If someone finds my breathing offensive, am I an asshole if I keep breathing?

I'm specifically ignoring the action of the companies, the firings and all that, because honestly, while I haven't heard the specific joke in question, it really doesn't sound offensive to me, and it seems as though Adria just decided to be offended by it, and while I'm wary of making assumptions (and even mr hank himself seems apologetic), I can't help but be thankful that it wasn't something I said. I was at PyCon, had conversations, and might have even made a joke or two. I don't think I said anything that might have come off offensive to anybody, but given how innocuous this whole thing seems to me, as somebody who admittedly hasn't followed the story, I just can't help but feel some great travesty happened.



Exactly. Being offended in and of itself is worthless (I'm sure we can find that Stephen Fry quote somewhere in this thread), it is not a motivator for a behavioral change, at least for me, unless I care about the person being offended.

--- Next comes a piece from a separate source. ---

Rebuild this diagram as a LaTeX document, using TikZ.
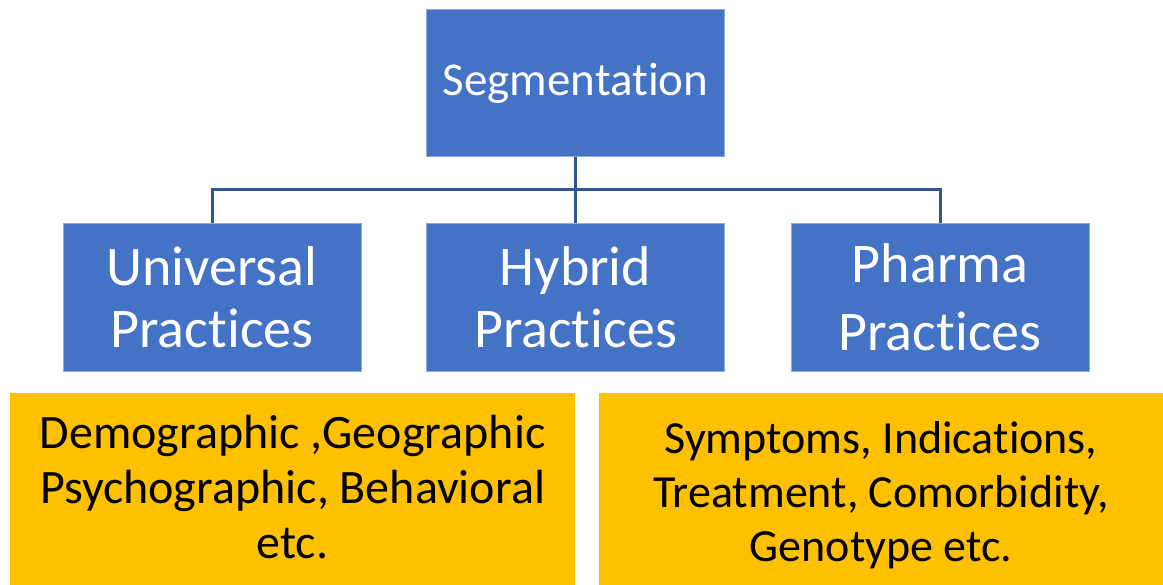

When I do offend people, I often like to probe as to _why_ they're offended. In my experience, most people seem to be incapable of defining any concrete reasons as to why a given statement is offensive other than circular, "it's offensive because it's offensive" reasoning.


> Maybe this brands me an asshole, but if I'm doing something that I find to be not offensive, and somebody complains that it is offensive to them, I don't honestly know that I would stop doing it.

I imagine you're capable of understanding why they might find it offensive and acting accordingly depending on the context, which is the real issue. Whether YOU find it offensive is just beside the point, as it's a given that a person doesn't stand around saying or doing things that they find offensive. Whether you're capable of evaluating the other person's point of view is the key. (I bet you probably are)

If you can see why they'd find it offensive and continue doing it, you're pretty much by definition being an asshole. That's not a moral judgment, I think it's just descriptive...


Breathing is a bad point of comparison. Stopping breathing is much, much more costly to you than making a certain sort of joke.

I think if someone said "Could you stop using words containing "e"? Such words hurt my brain." I think I would.

If someone said "Quit your "e" words, you bad guy!" I'd be less inclined to. "Words with the letter "e" are bad words, and you need to stop using them" even less (the difference between these two being hypocrisy).


Breathing was obviously proferred as an extreme example, but I could, at least for a short while, likely find that to be easier than speaking without using words containing 'e'.

Either way, I find it highly unlikely that I would even try to craft e-less sentences, regardless of how offensive someone might find it.